The man himself has described such speculation as “nonsense”.
Dr Mahathir will always be special, especially in Umno, and there will always be a role for him as an elder statesman, but his time, like Tengku Razaleigh’s, has passed.
Najib and Muhyiddin are very seasoned leaders who have fought many battles. They know the political landscape has changed; the electorate have grown very demanding and their opponents more formidable than ever.
Time for change
When he was in Sabah recently, Najib said the old ways would have to go, that Umno would have to embrace change or the people would change the Government.

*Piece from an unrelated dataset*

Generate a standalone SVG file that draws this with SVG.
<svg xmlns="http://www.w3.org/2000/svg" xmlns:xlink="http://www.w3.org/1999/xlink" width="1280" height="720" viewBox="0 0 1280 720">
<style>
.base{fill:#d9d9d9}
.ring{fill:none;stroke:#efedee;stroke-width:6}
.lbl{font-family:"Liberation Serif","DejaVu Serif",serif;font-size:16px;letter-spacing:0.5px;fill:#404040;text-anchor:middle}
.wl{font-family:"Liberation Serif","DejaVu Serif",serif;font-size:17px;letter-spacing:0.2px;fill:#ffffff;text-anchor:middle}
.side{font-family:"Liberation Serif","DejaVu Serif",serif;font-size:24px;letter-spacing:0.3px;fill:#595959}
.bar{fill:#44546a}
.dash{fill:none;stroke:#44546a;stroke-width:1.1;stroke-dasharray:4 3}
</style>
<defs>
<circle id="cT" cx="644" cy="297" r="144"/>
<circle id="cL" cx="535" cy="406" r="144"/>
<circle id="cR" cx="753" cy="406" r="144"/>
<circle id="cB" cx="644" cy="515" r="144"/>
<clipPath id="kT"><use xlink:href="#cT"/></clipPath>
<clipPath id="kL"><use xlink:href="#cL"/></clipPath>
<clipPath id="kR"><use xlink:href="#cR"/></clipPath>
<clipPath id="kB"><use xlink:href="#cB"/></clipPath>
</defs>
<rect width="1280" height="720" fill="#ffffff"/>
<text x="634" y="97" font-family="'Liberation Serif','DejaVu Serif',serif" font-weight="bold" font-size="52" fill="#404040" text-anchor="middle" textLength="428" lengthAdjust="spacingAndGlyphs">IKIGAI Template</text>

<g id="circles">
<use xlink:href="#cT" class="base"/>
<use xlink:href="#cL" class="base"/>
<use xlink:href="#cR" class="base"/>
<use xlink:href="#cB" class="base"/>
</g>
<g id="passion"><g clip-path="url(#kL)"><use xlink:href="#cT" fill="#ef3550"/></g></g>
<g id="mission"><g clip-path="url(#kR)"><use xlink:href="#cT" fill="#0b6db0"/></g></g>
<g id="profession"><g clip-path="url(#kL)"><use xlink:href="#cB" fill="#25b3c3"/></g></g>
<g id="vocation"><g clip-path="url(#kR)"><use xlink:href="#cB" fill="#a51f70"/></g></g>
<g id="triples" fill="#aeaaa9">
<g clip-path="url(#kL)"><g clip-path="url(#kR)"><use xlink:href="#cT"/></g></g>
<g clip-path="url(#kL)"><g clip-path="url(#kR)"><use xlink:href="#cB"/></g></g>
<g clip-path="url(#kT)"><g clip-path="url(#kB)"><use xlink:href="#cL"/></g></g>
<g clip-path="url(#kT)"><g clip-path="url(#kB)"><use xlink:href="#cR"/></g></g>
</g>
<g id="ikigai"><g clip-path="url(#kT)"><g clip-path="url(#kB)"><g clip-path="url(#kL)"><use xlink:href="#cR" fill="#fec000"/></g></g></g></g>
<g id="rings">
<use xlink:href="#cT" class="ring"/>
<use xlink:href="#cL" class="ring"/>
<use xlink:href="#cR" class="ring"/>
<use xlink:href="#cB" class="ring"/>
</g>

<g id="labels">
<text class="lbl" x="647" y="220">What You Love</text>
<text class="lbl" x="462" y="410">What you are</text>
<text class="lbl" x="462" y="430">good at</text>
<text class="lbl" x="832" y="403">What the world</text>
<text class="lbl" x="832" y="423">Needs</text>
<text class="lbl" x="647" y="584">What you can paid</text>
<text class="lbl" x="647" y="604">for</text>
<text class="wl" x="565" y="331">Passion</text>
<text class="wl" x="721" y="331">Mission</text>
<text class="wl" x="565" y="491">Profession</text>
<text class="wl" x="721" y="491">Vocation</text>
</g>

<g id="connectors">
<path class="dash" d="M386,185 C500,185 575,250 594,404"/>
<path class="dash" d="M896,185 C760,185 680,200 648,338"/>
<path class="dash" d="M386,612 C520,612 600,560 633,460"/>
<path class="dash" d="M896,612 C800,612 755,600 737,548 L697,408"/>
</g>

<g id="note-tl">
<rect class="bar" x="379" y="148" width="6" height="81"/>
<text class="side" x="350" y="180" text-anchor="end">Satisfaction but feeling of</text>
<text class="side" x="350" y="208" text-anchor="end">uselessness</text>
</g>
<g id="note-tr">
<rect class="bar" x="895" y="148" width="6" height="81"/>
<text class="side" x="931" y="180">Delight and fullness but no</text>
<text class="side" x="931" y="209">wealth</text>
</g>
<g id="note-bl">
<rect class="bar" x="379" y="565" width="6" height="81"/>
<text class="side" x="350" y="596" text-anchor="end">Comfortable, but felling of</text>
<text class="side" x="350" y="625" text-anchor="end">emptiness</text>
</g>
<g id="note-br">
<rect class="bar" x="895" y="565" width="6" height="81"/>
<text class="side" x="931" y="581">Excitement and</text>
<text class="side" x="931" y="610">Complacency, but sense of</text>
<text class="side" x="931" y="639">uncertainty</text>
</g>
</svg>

Umno cannot return to another Mahathir-style era.
Besides, there is only one Mahathir, and Najib is anything but another Mahathir. He was a minister in Dr Mahathir’s Cabinet but the two are from different generations and their backgrounds could not be more dissimilar. Najib has learnt from what Abdullah went through and he would want to keep Dr Mahathir engaged at a respectful distance rather than antagonise him.
He would also want to respect some of the reforms Abdullah has put in place as well as show regard for Dr Mahathir’s better policies and legacies.
And he would definitely want to take heed of Dr Mahathir’s criticism of nepotism and cronyism, particularly given that he has brothers who are in business and children who are entering or already in the job market.
Just recently, Najib was said to have been advised not to be saddled with another problematic set of “Level 4 boys” that some people in Umno have grown so wary of.
The term refers to the staff serving the Prime Minister’s office, and Najib acted quickly to dispel concerns that another “Level 4” was about to take shape around him.
But these are still early days, the Umno division meetings are ongoing and Abdullah is still pressing on with his reforms.
Ultimately, Najib would want to put his own stamp on things and the picture should be clearer in the next few months.
“Datuk Seri Najib will be different from his predecessors because of his age, personality and upbringing. But I’m confident he will know how to have a good relationship with Tun Mahathir,” said Umno supreme council member Datuk Dr Latiff Ahmad.